With his career on the rise in France, it was only a matter of time until Reno was introduced to American audiences. Reno collaborated with Besson once again, playing the partner of a drug addict-turned-government assassin (Anne Parillaud) in the action thriller classic, "La Femme Nikita" (1991). Reno's character helped establish his later onscreen persona - cool, calculating and amoral, while retaining the impression that he was human underneath it all. Released in France in 1990, the film earned a cult following after its release in the United States the next year, introducing Reno to a wider audience. Over the years, "Le Femme Nikita" became the model for which many crime thrillers were based, including an American remake starring Bridget Fonda and a long-running television series on USA Network. Reno next played a sympathetic priest who moonlights as a wrestler in order to raise money for his church's projects in "L'Homme au masque d'or" (1990). He then had a much-applauded turn as Godefroy de Montmirail, a valiant nobleman from the Musketeer-days transported to the 20th century in "Les Visiteurs/The Visitors" (1996). The film set box office records in France for its 1993 release and spawned a sequel a few years later, as well as a typically shoddy American remake in 2001.
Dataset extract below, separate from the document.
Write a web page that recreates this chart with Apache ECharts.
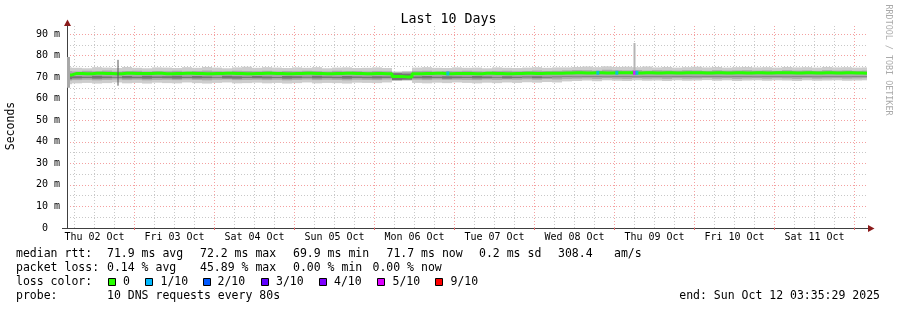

Working with Besson once again, Reno made his English-language debut with "The Professional" (1994), a stylish, violent and oddly endearing thriller about a professional hit man who takes on a new apprentice in the form of a 12-year-old girl (Natalie Portman). With the attention he received for "The Professional," the actor was firmly established as a notable presence on American shores. He followed up by playing a con-man thorn-in-the-side to Kevin Kline in Lawrence Kasdan's "French Kiss" (1995) then portrayed Krieger, one of the operatives chosen by Tom Cruise for a top secret operation in "Mission: Impossible" (1996). Reno suddenly became a known quantity with both Hollywood insiders and appreciative audiences, who took to the actor when he appeared in such features such as "Godzilla" (1998) and "Ronin" (1998) - the latter of which allowed him to use his ambiguous onscreen persona to great effect in John Frankenheimer's excellent spy thriller. After reprising his role in "The Visitors" for the remake "Just Visiting" (2001), he played the scheming creator of a violent futuristic sport in the disastrous "Rollerball" (2002).

He had a brief, but potent turn in director Terry George's "Hotel Rwanda" (2004), playing a sympathetic Belgian hotel executive doing all he can to save the lives of his brave Rwandan manager (Don Cheadle) and the refugees he is sheltering during the 1994 genocide. After appearing in foreign-made features like "La Tigre e La Neve" (2005) and "L'empire des Loups" (2005), Reno played Ponton, a detective assigned to keep an eye on the ever-bumbling Inspector Jacques Clouseau in "The Pink Panther" (2006), the much-derided - but sadly profitable - remake of Peter Seller's classic series of comic films. Reno was then set to be seen in one of the most controversial and anticipated movies to have come along in decades, "The Da Vinci Code" (2006), directed by Ron Howard from Dan Brown's mega-blockbuster about a secret religious society guarding a 2000 year-old secret. After voicing Le Fog in the animated adventure "Flushed Away" (2006) and playing the war-weary commander of a World War I fighter squadron in "Flyboys" (2006), Reno starred in the gangster thriller "Cash" (2008), then reprised Ponton for the unsuccessful sequel "The Pink Panther 2" (2009).